In the material below, list every line carrying the string "with".

#### [Data to use]

▼

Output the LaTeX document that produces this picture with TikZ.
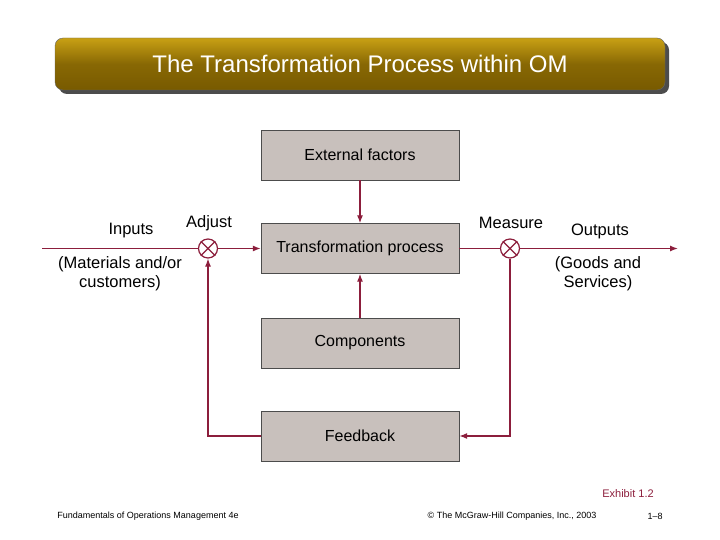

▲
▼

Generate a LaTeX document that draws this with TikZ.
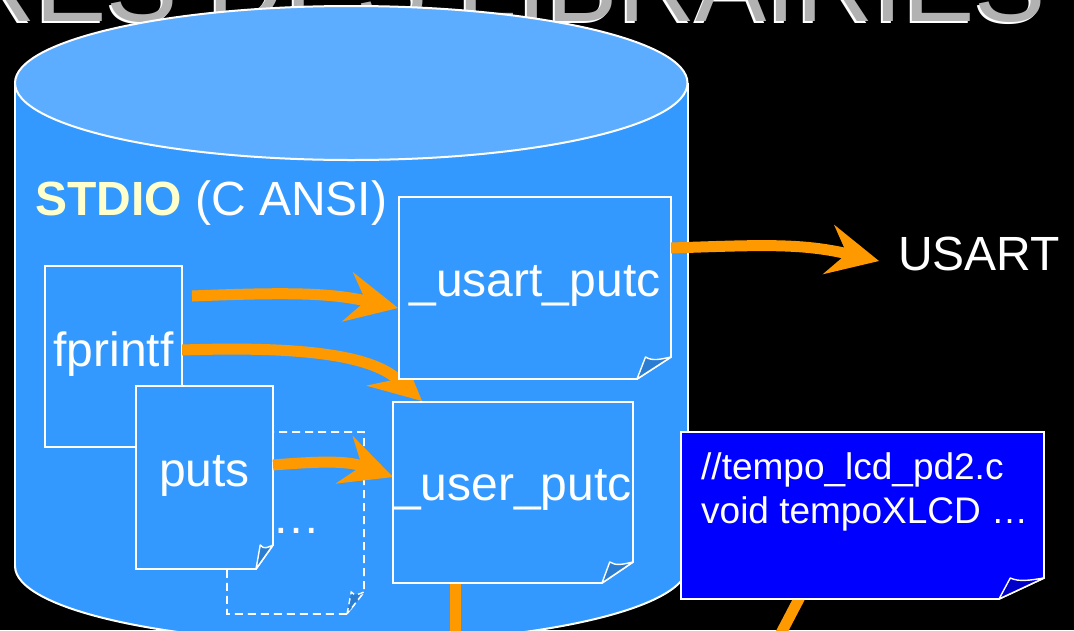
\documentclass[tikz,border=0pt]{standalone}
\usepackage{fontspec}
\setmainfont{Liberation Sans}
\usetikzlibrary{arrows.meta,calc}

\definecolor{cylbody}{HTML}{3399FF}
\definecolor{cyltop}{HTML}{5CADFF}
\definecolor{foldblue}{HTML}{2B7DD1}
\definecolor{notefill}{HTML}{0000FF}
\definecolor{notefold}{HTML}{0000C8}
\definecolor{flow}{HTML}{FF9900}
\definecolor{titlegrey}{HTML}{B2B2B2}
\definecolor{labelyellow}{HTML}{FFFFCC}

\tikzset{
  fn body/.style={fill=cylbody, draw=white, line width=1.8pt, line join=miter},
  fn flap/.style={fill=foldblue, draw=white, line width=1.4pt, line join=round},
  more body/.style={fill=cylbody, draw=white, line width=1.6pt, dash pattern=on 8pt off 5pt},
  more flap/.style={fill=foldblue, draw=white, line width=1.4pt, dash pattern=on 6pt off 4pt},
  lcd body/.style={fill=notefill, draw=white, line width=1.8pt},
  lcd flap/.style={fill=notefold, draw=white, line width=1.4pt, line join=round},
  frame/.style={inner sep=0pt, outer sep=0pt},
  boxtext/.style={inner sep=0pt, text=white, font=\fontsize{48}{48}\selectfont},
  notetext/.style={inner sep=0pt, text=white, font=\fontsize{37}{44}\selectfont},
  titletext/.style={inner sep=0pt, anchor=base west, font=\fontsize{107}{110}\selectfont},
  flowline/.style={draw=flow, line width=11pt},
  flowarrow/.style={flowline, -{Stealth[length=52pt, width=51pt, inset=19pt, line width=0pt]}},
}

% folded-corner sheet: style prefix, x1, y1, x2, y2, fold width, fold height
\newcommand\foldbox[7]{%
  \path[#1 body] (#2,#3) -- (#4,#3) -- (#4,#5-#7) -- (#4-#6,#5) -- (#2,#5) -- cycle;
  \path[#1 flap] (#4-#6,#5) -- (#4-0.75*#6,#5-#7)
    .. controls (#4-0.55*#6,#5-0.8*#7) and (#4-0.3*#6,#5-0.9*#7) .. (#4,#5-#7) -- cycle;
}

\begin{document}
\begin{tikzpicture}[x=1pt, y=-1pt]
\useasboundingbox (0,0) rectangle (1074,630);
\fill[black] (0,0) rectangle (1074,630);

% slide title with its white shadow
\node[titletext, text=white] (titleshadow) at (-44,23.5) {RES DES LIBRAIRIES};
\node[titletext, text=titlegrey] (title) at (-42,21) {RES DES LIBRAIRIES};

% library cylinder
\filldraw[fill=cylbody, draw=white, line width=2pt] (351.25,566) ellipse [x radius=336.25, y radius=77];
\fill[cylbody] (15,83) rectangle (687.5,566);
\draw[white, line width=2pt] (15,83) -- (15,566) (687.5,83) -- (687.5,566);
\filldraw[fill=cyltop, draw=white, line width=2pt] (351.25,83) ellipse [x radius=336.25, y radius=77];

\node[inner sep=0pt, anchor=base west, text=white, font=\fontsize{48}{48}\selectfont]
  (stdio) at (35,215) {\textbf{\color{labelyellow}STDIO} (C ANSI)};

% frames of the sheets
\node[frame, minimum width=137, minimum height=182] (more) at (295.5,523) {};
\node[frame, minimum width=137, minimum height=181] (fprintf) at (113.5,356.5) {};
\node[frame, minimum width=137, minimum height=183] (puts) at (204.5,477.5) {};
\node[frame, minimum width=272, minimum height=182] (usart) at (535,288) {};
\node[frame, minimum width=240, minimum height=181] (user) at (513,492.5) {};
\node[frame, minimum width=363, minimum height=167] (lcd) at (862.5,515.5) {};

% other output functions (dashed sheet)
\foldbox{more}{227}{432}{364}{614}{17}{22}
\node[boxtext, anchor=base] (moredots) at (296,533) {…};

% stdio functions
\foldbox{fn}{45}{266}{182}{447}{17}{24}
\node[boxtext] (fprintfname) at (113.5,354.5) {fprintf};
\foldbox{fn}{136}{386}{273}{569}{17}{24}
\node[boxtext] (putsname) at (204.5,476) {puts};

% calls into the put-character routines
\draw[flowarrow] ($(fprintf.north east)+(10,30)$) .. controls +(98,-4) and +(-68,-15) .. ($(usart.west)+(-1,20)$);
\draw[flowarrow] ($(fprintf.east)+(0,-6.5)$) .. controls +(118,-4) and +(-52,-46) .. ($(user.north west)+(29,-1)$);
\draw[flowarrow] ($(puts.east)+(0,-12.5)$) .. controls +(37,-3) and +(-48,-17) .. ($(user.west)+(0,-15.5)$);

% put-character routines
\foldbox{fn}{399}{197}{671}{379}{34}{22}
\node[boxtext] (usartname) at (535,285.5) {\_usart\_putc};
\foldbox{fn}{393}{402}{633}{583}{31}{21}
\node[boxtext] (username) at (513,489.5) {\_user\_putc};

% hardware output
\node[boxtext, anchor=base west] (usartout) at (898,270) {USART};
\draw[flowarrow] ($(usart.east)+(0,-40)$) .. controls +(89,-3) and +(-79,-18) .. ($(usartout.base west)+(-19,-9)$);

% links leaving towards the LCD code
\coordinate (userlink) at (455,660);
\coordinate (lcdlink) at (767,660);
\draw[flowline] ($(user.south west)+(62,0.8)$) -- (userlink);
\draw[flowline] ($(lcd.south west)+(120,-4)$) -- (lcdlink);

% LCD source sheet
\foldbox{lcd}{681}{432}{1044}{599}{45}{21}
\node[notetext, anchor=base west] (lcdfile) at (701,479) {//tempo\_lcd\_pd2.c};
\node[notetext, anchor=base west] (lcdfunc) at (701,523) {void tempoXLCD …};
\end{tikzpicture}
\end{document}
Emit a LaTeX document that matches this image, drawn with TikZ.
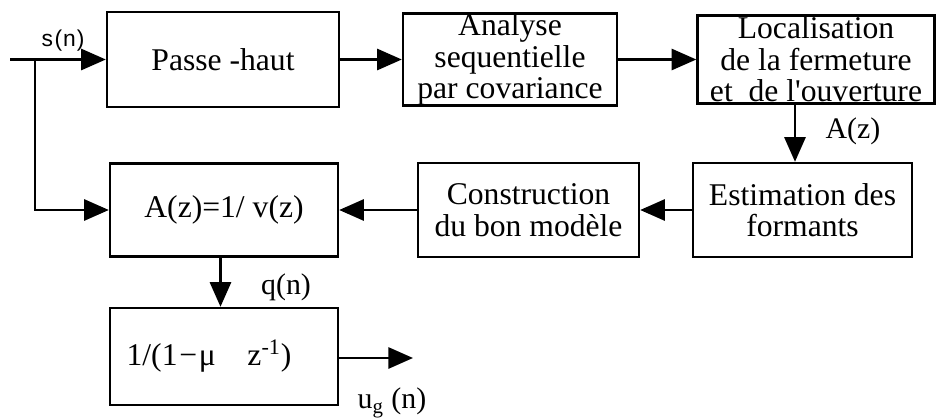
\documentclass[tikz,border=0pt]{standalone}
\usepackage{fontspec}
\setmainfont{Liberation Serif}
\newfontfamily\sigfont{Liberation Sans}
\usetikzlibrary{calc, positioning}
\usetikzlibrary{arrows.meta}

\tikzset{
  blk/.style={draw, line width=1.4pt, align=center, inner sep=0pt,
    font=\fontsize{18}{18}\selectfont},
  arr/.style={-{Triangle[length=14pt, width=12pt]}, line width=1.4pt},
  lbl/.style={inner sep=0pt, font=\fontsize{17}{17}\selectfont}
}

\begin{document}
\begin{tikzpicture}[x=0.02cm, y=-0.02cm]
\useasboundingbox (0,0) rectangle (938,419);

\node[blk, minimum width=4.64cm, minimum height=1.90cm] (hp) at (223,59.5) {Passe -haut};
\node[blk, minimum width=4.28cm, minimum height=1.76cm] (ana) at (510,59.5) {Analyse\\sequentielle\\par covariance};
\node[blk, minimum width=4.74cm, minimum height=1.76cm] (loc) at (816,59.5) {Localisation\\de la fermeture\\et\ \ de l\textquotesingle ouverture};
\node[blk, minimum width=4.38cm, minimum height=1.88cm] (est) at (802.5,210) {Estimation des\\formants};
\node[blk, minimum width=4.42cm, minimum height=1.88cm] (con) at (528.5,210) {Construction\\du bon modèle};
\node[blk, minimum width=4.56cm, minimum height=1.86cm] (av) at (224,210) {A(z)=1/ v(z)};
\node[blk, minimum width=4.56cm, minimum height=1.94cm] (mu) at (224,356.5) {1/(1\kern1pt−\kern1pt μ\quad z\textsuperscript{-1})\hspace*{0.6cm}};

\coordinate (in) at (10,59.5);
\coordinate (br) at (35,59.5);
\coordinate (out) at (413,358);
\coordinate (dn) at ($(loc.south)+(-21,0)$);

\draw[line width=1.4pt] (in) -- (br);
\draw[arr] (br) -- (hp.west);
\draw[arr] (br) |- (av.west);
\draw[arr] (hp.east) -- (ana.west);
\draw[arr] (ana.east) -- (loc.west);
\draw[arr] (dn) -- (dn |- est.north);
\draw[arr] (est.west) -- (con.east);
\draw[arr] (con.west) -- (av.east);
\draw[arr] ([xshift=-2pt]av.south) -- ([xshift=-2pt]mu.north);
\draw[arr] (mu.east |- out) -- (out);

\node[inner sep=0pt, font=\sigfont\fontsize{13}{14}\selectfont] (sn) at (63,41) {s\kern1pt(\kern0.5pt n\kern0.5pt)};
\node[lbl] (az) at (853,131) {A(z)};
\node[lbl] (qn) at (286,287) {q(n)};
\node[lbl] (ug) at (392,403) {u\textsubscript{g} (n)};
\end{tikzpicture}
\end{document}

▲
▼

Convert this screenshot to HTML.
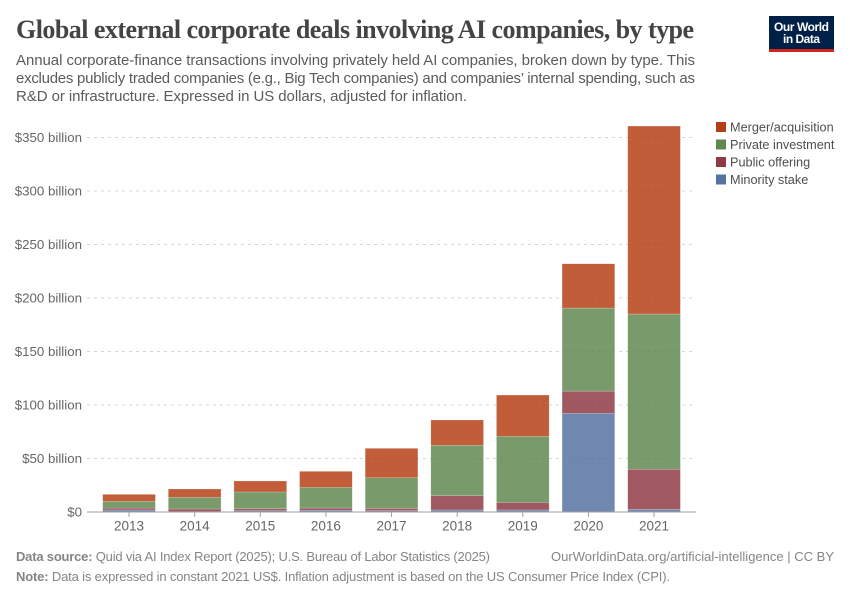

▲

#### [Result of the task]
Output the LaTeX document that produces this picture with TikZ.
Generate a LaTeX document that draws this with TikZ.
% slide title with its white shadow
Emit a LaTeX document that matches this image, drawn with TikZ.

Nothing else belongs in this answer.